Last September, the long-awaited Ethereum “Merge” finally occurred and the Ethereum network successfully transitioned from proof-of-work (PoW) to proof-of-stake (PoS). Prior to the Merge the security of the Ethereum (ETH) network had been guaranteed by proof-of-work, i.e., the same mechanism that still powers Bitcoin (BTC). Since the Merge the security of the Ethereum network is now guaranteed by the collective stake of hundreds of thousands of validators who are punished, or “slashed,” if they go offline, double sign transactions or otherwise misbehave.

This story is part of CoinDesk’s 2023 Mining Week, sponsored by Foundry. Lane Rettig is a core developer at Spacemesh, and a former Ethereum core developer. He’s an advocate for open source software, open protocols, and open systems.

On the face of it this may seem like a massive accomplishment for Ethereum because it allowed the network to completely retire proof-of-work mining and, thus, to significantly reduce its energy consumption. Indeed, amidst ongoing mainstream FUD (fear, uncertainty and doubt) around the energy intensity of proof-of-work mining, the Ethereum Foundation marketing machine spun the upgrade as the “greenification” of Ethereum and institutional investors who won’t touch bitcoin are now holding ether as a result.

As a former Ethereum core developer who briefly worked on the technologies behind the Merge I have mixed feelings about the upgrade. I feel that it’s a major technical accomplishment and has certain advantages for Ethereum, but I strongly disagree with the economic arguments used to justify it: among them that staking is less wasteful, more secure and increases profitability. Let’s pick apart these claims one by one.

This is the main and most important claim made about the Ethereum Merge: that it reduced Ethereum energy consumption by around 99.5%. This figure is shortsighted and misleading for several reasons. Strictly speaking it is true that Ethereum’s energy consumption fell after the Merge, but what matters to humanity is total energy consumption.

All of those GPUs, or graphics processing units, that were previously used to mine Ethereum didn’t disappear overnight. Many found uses in other applications, most obviously mining other PoW chains or AI applications. Those GPUs exist because of Ethereum, in a sense, they still exist post-Merge, and many are still consuming a lot of energy. Older GPU models that have few other uses and have been retired have mostly found their way to landfills, which also isn’t the greenest outcome.

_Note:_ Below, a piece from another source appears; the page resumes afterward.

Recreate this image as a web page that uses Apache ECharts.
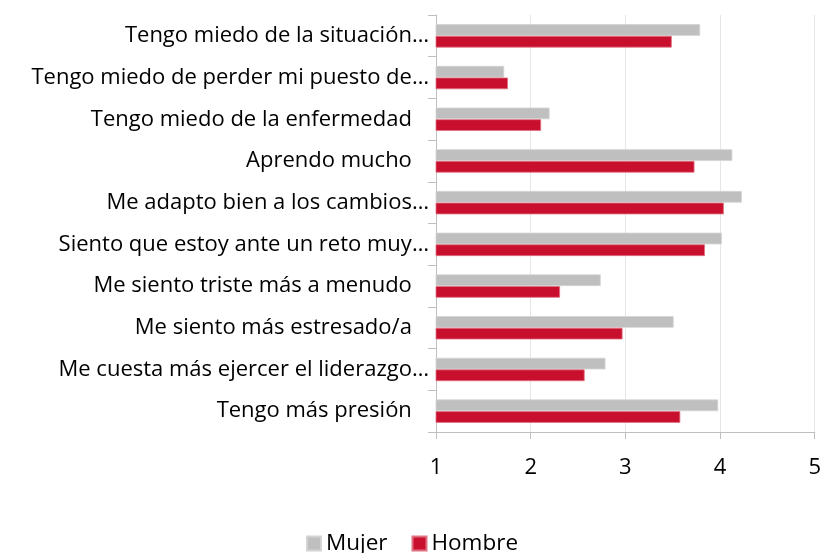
<!DOCTYPE html>
<html>
<head>
<meta charset="utf-8">
<script src="https://cdn.jsdelivr.net/npm/echarts@6/dist/echarts.min.js"></script>
<style>
  html, body { margin: 0; padding: 0; background: #fff; }
  #chart { width: 824px; height: 553px; }
</style>
</head>
<body>
<div id="chart"></div>
<script>
// Survey statements, listed top to bottom
const categories = [
  'Tengo miedo de la situación…',
  'Tengo miedo de perder mi puesto de…',
  'Tengo miedo de la enfermedad ',
  'Aprendo mucho ',
  'Me adapto bien a los cambios…',
  'Siento que estoy ante un reto muy…',
  'Me siento triste más a menudo ',
  'Me siento más estresado/a ',
  'Me cuesta más ejercer el liderazgo…',
  'Tengo más presión '
];

// Mean agreement scores (1–5) by gender
const mujer  = [3.79, 1.72, 2.20, 4.13, 4.23, 4.02, 2.74, 3.51, 2.79, 3.98];
const hombre = [3.49, 1.76, 2.11, 3.73, 4.04, 3.84, 2.31, 2.97, 2.57, 3.58];

const seriesNames = ['Mujer', 'Hombre'];
const axisTicks = [1, 2, 3, 4, 5];

const FONT = 'Open Sans';
const LABEL_SIZE = 22;
const chart = echarts.init(document.getElementById('chart'));

chart.setOption({
  animation: false,
  textStyle: { fontFamily: FONT, color: '#000' },
  grid: { left: 436, right: 7, top: 15, bottom: 121, containLabel: false },
  legend: {
    data: seriesNames,
    top: 527,
    left: 'center',
    itemWidth: 14,
    itemHeight: 14,
    itemGap: 24,
    icon: 'rect',
    textStyle: { fontFamily: FONT, fontSize: 22.5, color: '#000' }
  },
  xAxis: {
    type: 'value',
    min: axisTicks[0],
    max: axisTicks[axisTicks.length - 1],
    interval: 1,
    axisLine: { show: true, lineStyle: { color: '#bfbfbf', width: 1 } },
    axisTick: { show: true, length: 7, lineStyle: { color: '#bfbfbf' } },
    splitLine: { show: true, lineStyle: { color: '#e6e6e6', width: 1 } },
    axisLabel: { fontFamily: FONT, fontSize: LABEL_SIZE, color: '#000', margin: 25 }
  },
  yAxis: {
    type: 'category',
    data: categories,
    inverse: true,
    axisLine: { show: true, lineStyle: { color: '#bfbfbf', width: 1 } },
    axisTick: { show: true, length: 8, lineStyle: { color: '#bfbfbf' } },
    axisLabel: {
      fontFamily: FONT,
      fontSize: LABEL_SIZE,
      color: '#000',
      margin: 7,
      // statements that end with a space keep a wider gap before the axis
      formatter: (v) => (v.endsWith(' ') ? v + '  ' : v)
    }
  },
  series: [
    {
      name: seriesNames[0],
      type: 'bar',
      data: mujer,
      barGap: '0%',
      barCategoryGap: '44%',
      itemStyle: { color: '#bfbfbf', borderColor: '#d4d4d4', borderWidth: 0.8 }
    },
    {
      name: seriesNames[1],
      type: 'bar',
      data: hombre,
      barGap: '0%',
      barCategoryGap: '44%',
      itemStyle: { color: '#c8102e', borderColor: '#e07080', borderWidth: 0.8 }
    }
  ]
});
</script>
</body>
</html>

In other words, claiming a 99.5% energy reduction is accounting sleight of hand.

What’s more, today there are nearly 700,000 validators running on the Ethereum proof-of-stake Beacon Chain. While it’s possible to run many validators on one system, a conservative estimate still yields on the order of 10,000-100,000 computers running Ethereum, each consuming bandwidth, energy and terabytes of disk storage. While these machines use less energy than Ethereum’s old miners, there’s almost certainly far more validators than there were miners due to lower resource requirements (read: you can easily run a validator at home without specialized hardware).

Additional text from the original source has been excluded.